===== Exercise data
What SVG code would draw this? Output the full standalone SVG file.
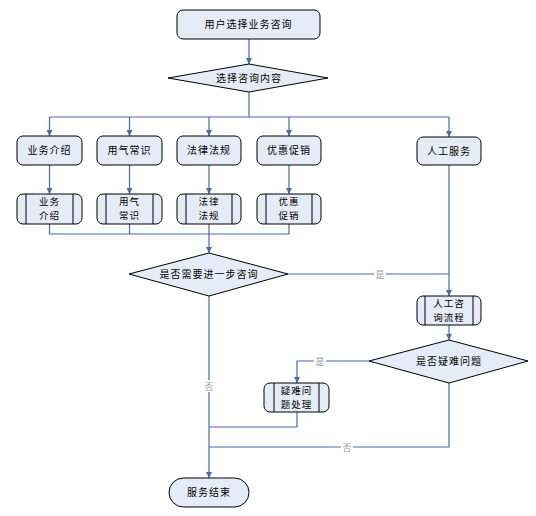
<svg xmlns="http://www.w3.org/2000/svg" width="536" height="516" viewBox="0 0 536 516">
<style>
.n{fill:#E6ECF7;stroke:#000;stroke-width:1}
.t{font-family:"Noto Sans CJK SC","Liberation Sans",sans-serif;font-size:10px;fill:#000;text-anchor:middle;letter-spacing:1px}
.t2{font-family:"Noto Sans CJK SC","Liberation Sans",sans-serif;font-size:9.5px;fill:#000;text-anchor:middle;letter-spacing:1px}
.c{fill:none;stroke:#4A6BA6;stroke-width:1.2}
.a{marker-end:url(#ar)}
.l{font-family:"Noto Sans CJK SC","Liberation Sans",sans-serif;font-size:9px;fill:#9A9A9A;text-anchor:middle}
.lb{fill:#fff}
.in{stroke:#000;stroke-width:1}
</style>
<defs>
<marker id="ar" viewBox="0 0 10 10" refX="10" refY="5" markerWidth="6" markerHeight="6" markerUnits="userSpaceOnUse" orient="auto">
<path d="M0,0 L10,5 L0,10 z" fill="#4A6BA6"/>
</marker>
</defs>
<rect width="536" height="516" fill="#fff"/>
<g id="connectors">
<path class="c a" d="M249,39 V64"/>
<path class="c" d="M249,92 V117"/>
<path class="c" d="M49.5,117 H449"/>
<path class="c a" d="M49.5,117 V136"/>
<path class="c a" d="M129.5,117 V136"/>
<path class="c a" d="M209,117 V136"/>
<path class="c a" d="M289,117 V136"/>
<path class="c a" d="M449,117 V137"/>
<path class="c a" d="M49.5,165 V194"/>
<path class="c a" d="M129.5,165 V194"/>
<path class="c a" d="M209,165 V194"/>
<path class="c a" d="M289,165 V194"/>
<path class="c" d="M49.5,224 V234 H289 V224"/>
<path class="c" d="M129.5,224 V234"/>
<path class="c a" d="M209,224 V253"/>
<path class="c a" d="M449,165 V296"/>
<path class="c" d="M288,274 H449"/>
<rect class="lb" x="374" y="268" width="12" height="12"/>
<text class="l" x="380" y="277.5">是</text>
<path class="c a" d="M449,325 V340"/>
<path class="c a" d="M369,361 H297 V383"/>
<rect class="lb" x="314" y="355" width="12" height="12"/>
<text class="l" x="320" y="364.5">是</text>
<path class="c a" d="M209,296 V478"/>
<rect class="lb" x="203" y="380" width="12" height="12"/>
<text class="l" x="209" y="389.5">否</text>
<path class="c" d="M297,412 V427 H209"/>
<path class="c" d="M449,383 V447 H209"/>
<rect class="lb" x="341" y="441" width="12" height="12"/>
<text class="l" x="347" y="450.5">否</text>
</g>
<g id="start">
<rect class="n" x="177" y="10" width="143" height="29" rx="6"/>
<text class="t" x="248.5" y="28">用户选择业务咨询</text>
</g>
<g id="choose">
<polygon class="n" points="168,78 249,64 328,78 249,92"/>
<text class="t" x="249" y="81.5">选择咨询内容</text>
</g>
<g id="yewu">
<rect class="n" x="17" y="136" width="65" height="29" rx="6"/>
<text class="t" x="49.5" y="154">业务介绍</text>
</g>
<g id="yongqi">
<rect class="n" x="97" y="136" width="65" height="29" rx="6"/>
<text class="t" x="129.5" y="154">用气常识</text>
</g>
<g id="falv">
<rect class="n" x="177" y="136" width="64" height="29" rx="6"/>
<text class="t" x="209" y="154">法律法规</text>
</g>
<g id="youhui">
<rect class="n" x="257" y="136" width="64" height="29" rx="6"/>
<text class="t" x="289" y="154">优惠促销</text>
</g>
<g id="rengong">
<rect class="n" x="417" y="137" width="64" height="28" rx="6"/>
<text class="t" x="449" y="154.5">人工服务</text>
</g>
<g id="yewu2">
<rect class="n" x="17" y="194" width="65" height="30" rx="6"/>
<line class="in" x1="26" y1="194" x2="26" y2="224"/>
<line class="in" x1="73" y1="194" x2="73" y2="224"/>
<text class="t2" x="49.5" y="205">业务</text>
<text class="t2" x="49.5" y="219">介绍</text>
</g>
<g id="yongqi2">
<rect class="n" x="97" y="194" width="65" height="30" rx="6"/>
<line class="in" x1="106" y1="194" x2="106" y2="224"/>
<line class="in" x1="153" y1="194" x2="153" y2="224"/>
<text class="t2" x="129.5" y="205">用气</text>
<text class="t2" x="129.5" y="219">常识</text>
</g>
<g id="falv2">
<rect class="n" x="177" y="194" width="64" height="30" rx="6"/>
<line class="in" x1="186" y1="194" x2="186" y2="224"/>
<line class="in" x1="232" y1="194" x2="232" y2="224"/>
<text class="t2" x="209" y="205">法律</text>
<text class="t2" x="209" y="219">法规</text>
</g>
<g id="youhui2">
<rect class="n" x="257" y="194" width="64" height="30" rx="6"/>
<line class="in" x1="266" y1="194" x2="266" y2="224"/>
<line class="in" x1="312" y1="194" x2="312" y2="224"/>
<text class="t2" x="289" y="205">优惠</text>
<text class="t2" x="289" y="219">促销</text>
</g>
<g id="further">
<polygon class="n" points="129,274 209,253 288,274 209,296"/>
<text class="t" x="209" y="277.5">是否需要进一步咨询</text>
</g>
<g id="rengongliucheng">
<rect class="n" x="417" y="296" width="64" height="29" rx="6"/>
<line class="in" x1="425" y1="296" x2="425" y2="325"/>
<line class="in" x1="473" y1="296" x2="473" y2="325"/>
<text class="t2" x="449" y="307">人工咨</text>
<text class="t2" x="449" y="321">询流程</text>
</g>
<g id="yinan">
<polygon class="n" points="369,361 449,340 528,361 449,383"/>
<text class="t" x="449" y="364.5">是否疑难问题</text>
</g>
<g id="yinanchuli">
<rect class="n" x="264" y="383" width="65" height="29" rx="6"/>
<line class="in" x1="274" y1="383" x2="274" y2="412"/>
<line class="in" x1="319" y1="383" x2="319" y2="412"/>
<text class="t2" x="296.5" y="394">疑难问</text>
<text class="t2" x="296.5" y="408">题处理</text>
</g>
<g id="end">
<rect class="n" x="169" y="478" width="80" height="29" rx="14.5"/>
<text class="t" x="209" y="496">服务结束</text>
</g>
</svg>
==========
===== Exercise data
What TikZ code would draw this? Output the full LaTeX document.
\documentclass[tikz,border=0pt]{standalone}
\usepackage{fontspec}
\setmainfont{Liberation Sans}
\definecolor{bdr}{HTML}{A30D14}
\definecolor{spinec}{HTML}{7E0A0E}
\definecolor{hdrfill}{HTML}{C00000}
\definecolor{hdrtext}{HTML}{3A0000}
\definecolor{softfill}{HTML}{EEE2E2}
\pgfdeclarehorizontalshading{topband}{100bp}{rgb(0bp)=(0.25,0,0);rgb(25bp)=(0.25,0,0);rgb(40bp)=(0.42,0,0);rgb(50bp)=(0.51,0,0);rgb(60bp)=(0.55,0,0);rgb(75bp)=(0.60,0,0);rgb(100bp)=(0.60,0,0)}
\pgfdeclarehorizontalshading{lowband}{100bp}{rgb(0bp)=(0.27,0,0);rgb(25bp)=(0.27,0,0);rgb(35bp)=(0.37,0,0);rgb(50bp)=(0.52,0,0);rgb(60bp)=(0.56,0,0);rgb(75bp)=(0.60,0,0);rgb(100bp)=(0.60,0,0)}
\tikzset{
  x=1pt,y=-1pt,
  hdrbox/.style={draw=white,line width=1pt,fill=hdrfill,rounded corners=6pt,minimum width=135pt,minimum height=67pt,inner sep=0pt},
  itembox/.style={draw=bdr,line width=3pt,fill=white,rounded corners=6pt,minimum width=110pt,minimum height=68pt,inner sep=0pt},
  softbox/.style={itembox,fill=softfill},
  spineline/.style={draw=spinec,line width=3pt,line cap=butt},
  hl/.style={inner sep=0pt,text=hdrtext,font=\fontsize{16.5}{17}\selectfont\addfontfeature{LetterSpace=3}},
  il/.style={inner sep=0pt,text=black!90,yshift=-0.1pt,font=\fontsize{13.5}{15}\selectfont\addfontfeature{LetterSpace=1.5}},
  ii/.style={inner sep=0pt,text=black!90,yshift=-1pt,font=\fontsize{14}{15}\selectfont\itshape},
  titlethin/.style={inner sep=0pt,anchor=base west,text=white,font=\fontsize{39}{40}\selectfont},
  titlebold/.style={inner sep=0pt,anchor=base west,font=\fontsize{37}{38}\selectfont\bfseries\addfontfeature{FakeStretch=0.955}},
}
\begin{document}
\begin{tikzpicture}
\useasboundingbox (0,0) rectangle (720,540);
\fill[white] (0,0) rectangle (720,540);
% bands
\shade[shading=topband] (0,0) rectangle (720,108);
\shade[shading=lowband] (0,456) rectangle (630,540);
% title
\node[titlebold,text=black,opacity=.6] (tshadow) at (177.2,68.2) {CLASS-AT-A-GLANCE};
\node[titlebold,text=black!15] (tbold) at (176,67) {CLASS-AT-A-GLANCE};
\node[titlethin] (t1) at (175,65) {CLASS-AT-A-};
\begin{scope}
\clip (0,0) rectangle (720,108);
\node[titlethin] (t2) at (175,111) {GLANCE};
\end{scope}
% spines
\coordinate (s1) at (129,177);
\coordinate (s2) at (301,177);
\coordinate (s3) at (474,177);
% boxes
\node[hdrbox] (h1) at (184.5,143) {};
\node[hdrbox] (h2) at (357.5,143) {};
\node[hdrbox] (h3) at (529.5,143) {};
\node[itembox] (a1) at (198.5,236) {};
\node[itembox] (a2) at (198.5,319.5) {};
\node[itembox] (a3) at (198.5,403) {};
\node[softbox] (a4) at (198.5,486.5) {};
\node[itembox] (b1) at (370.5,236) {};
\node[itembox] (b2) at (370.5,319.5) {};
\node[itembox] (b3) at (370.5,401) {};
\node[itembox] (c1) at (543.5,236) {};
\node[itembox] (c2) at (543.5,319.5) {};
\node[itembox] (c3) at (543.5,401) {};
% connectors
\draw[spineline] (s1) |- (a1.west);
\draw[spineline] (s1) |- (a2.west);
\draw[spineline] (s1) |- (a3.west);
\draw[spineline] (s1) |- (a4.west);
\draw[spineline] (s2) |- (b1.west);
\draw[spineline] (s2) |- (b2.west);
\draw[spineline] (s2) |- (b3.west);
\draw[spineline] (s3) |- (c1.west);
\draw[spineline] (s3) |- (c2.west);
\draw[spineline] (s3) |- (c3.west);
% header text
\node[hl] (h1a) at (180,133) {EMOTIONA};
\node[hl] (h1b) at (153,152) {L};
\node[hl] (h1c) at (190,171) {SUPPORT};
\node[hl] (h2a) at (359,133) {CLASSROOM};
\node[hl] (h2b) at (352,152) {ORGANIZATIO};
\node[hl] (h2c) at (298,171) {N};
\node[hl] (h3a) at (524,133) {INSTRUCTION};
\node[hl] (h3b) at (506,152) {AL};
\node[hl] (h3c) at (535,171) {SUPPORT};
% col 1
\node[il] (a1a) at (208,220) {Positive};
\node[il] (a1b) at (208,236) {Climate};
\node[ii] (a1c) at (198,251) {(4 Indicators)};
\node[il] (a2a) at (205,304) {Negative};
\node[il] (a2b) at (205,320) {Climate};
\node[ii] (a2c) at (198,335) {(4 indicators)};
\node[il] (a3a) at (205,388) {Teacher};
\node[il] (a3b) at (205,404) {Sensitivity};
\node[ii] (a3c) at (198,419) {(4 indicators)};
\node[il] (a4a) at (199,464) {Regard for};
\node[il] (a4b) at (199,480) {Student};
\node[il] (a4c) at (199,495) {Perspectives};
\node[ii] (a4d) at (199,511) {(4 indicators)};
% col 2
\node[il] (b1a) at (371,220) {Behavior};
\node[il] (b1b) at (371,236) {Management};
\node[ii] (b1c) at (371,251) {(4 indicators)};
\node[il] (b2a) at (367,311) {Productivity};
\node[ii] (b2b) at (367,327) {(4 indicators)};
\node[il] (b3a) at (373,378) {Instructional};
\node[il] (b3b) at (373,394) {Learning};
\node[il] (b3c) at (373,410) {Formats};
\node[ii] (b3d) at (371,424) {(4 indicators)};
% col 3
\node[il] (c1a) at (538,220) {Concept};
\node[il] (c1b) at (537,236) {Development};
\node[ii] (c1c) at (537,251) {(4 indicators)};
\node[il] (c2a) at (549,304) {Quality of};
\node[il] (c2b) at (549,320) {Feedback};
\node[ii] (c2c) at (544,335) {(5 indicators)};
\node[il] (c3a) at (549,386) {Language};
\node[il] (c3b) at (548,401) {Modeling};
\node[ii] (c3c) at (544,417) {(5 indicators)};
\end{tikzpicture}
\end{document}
==========
Problem to solve:
Pick each line holding the word "Output" out of the data and copy it.

Response to the task:
What SVG code would draw this? Output the full standalone SVG file.
What TikZ code would draw this? Output the full LaTeX document.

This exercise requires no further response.